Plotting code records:
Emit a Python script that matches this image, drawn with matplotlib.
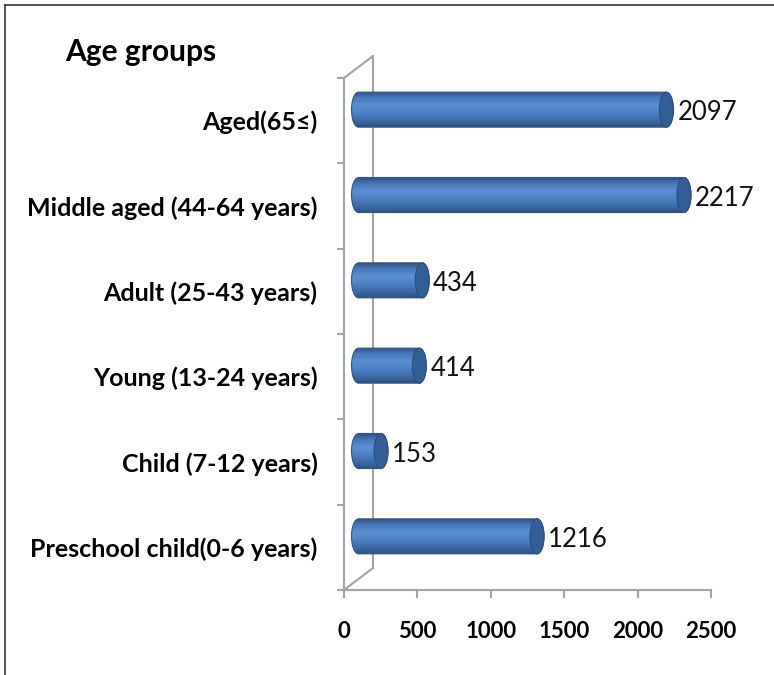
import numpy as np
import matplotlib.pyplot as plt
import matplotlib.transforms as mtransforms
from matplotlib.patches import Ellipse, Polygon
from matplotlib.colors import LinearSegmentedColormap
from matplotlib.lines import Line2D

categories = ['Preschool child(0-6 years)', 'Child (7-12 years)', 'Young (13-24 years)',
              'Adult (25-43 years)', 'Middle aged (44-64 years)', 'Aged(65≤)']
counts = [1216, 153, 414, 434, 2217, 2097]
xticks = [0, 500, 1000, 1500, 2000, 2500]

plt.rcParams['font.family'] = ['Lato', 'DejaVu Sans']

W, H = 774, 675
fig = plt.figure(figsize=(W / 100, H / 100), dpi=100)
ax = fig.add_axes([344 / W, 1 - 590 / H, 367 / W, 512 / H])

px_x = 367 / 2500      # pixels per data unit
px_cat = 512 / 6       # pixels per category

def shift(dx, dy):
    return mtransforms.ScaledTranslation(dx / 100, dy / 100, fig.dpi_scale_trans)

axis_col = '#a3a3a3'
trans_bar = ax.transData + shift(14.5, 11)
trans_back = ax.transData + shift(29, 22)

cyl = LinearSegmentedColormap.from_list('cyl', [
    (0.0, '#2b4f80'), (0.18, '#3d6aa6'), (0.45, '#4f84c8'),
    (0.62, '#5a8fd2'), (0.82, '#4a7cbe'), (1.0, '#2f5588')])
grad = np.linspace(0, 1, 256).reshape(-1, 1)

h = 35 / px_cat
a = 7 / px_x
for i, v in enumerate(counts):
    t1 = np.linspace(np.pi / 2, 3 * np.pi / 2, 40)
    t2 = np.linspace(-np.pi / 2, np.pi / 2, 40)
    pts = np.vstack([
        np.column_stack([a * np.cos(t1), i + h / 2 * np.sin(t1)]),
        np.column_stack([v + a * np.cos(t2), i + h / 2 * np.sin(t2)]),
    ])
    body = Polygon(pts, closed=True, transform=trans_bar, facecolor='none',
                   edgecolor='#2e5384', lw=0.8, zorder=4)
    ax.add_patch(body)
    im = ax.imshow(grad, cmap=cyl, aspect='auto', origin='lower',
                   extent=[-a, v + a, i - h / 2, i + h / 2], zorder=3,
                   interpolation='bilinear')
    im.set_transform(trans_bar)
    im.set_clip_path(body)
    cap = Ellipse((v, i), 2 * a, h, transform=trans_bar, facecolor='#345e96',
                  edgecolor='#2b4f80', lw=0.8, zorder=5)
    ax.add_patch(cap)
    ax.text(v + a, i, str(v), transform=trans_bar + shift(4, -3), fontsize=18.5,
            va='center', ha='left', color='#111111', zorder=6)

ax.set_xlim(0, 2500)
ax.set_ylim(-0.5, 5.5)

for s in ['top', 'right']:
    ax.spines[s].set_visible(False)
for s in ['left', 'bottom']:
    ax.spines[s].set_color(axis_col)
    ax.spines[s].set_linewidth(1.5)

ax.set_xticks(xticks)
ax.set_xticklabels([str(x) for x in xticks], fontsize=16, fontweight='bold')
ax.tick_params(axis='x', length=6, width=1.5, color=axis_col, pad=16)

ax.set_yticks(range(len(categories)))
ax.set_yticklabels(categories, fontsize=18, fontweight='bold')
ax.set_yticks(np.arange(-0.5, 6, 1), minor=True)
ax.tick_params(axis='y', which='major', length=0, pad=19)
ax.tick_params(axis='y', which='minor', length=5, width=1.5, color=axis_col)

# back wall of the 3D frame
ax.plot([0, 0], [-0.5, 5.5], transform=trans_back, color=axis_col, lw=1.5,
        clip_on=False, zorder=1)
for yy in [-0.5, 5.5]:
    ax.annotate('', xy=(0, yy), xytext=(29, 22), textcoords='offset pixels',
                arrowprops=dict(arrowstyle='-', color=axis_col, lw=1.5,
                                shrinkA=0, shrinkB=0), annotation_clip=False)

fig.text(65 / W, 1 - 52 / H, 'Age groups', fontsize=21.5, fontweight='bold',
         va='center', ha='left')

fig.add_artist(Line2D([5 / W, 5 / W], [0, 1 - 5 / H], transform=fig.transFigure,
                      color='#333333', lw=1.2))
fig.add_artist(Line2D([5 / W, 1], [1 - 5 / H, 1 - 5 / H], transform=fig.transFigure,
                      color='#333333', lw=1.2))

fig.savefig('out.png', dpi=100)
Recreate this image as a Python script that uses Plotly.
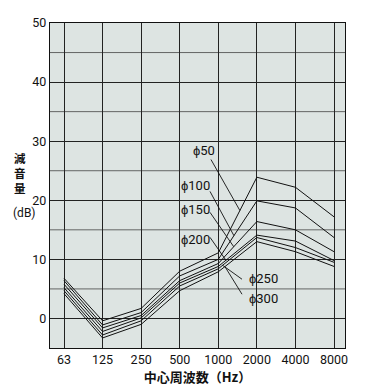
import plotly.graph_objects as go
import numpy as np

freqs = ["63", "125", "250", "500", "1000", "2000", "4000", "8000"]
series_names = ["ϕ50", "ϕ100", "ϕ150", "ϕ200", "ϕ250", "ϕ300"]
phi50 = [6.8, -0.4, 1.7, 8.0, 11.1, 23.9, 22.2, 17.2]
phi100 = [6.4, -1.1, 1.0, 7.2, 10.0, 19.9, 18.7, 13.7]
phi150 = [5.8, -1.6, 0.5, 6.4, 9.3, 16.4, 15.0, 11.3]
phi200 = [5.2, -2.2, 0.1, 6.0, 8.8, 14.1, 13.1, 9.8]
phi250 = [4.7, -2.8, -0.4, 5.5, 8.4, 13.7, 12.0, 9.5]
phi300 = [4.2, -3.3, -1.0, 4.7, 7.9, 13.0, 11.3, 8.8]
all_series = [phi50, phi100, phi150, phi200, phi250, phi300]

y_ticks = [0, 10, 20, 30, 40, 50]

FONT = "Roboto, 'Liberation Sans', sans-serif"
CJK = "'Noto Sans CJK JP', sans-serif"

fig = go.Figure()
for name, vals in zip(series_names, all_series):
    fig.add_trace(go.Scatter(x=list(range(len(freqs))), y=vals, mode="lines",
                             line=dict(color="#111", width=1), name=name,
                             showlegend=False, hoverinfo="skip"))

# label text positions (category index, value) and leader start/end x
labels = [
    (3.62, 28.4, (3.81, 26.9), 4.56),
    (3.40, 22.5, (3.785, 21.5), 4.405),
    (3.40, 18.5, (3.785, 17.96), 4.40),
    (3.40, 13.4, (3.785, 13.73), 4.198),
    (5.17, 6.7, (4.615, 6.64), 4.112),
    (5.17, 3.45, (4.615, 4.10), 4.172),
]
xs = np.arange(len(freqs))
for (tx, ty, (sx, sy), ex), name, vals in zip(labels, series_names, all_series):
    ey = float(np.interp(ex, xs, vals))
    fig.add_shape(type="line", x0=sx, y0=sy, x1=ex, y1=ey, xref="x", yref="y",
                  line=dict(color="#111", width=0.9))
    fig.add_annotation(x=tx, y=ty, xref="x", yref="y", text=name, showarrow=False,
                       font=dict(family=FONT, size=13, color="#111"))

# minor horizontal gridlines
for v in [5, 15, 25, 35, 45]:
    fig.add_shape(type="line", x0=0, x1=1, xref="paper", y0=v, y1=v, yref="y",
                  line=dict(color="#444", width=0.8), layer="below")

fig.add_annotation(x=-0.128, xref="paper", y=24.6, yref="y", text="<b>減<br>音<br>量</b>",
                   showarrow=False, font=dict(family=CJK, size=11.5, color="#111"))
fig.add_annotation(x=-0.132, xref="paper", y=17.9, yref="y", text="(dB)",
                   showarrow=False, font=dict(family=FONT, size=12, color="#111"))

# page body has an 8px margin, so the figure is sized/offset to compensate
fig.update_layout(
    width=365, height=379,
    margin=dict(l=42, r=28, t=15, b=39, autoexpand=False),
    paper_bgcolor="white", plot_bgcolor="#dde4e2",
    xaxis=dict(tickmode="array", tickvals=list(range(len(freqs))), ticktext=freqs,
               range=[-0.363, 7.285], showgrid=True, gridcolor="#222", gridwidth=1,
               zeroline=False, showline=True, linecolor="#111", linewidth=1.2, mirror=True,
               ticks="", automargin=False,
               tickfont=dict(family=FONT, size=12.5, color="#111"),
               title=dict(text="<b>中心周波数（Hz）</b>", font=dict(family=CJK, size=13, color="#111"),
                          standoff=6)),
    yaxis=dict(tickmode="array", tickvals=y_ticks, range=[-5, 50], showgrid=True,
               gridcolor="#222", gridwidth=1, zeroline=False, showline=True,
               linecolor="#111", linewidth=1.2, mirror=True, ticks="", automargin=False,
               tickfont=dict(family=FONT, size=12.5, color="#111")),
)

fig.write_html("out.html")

• Goal
Pictures excluded, repeat exactly the lines from the top of the material through the line with "from matplotlib.lines import Line2D", including both of those lines.

• Full answer
Emit a Python script that matches this image, drawn with matplotlib.
import numpy as np
import matplotlib.pyplot as plt
import matplotlib.transforms as mtransforms
from matplotlib.patches import Ellipse, Polygon
from matplotlib.colors import LinearSegmentedColormap
from matplotlib.lines import Line2D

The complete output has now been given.